…Мы нынче очень празднично живем,
и многие печали позабыты.
Вокруг грохочут песни в стиле бита,
и ночью так же солнечно, как днем.
Но изредка тревожат наши сны
те люди с беззащитною улыбкой,
кто с книгой, кто с указкой, кто со скрипкой —
пронзительная исповедь войны!
Я слышу их неровные шаги.
Я вижу строй их, нервный и неровный.
Я знаю:
в битве дрогнули враги
пред высшим —
перед мужеством духовным.
И если мы по духу москвичи, —
мы тех людей живое отраженье.
В сердцах у нас их мужество звучит,
и строится в колонны ополченье…
Песни все, что пели мы, слетаются к маме…
Спит березка белая в морозном тумане…
Что ж тебе не спится, милая мама?
Что дрожат ресницы, милая мама?
Отвечает старая не словом, а вздохом:
Поросла тропа моя лишайником-мохом.
Уж давно я вижу: хмурятся ели,
Уж давно я слышу: плачут метели…
За холмами дальними горюют закаты.
Под холмами давними сыночки-солдаты.
Кружится над ними снежная заметь,
Хрупкая, как иней, вечная память…
Ах, чудес не будет, ты не жди возвращенья,
Ах, судьба не люди, не попросит прощенья…

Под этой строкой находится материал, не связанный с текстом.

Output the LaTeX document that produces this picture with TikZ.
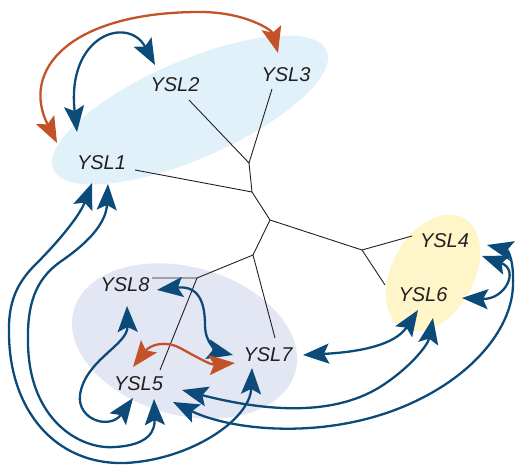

Серою волчицею старость подкралась,
Только и осталось – снег да усталость…
Это не березка там, в заснеженном поле,
Это доля матери, плакучая доля.
Все своих родимых ждет не дождется…
Кто-то ей ответит, кто отзовется?
Чужой напев, как пилигрим,
стучится в души людям.
А мы с тобой назло другим
свою пластинку крутим.
Звучит в эфире «Бони М»
так солнечно и мило.
В колонках стереосистем
магическая сила.
Я слушал сам в кругу друзей
все модные новинки.
И все же сердцу нет родней
той, старенькой, пластинки,
что я мальчишкой приобрел
и не признался маме…
В те дни освобожден Орел
был нашими войсками.
Еще повсюду шла война.
Царил хаос на рынке.
Буханка хлебушка – цена
той маленькой пластинки.
Ах, эта песня про бойца,
любимая фронтами…
И голос хриплый у певца,
как стиснутый бинтами.
Как, излучая бледный свет,
вздыхают инструменты.
И нету в этой песне, нет
ни фальши, ни акцента.
…Я помню дома костыли,
шинель и шапку деда.
Пластинку вдовы завели
и пили за победу.
Наверно, Бог один дает
патенты на бессмертье.
Но эта песня проживет,
как минимум, столетья.
Она не может умереть,
погибнуть без возврата,
когда в самой в ней жизнь и смерть,
и что ни вздох – то правда.
Уж как ее ты ни крути,
все наше в этой песне:
свои печали и дожди,
своей земли болезни.
Она не только в ближний бой
бойцов страны водила,
но в жизни быть самим собой
меня она учила.
Она твердила мне: живи
без грома барабанов,
она страдала от любви
и врачевала раны.
Пока слышна она – живут
на родине березы,
есть нежность, преданность и труд,
и праведные слезы.
И мы верны такой судьбе,
другими уж не будем.
И пусть – порой во вред себе —
свою пластинку крутим.
Я верю, что, побеждены,
уйдут в отставку войны.
Но песни этой будем мы
во все века достойны.
И в Судный день на зов трубы
мотив ее воскреснет.
И нету жизни без судьбы.
И без судьбы нет песни.
Ты – моя надежда, ты – моя отрада
…Слышится нам эхо давнего парада,
Снятся нам маршруты главного броска.
Ты – моя надежда, ты – моя отрада,
В сердце у солдата ты, моя Москва.
Мы свою победу выстрадали честно,
Преданы святому кровному родству…
В каждом новом доме, в каждой новой песне
Помните ушедших в битву за Москву!
Серые шинели. Русские таланты.
Синее сиянье неподкупных глаз…
На равнинах снежных юные курсанты…
Началось бессмертье. Жизнь оборвалась.
Мне на этом свете ничего не надо,
Только б в лихолетье ты была жива…
Ты – моя надежда, ты – моя отрада,
В каждом русском сердце ты, моя Москва.
Все, что было с нами, вспомнят наши дети, —
Все, что потеряли, что для них спасли…
Только б стало лучше жить на белом свете
Людям нашей бедной, раненой земли!
Старых наших улиц трепетные взгляды
Юных наших песен строгие слова.
Ты – моя надежда, ты – моя отрада,
В каждом нашем сердце ты, моя Москва.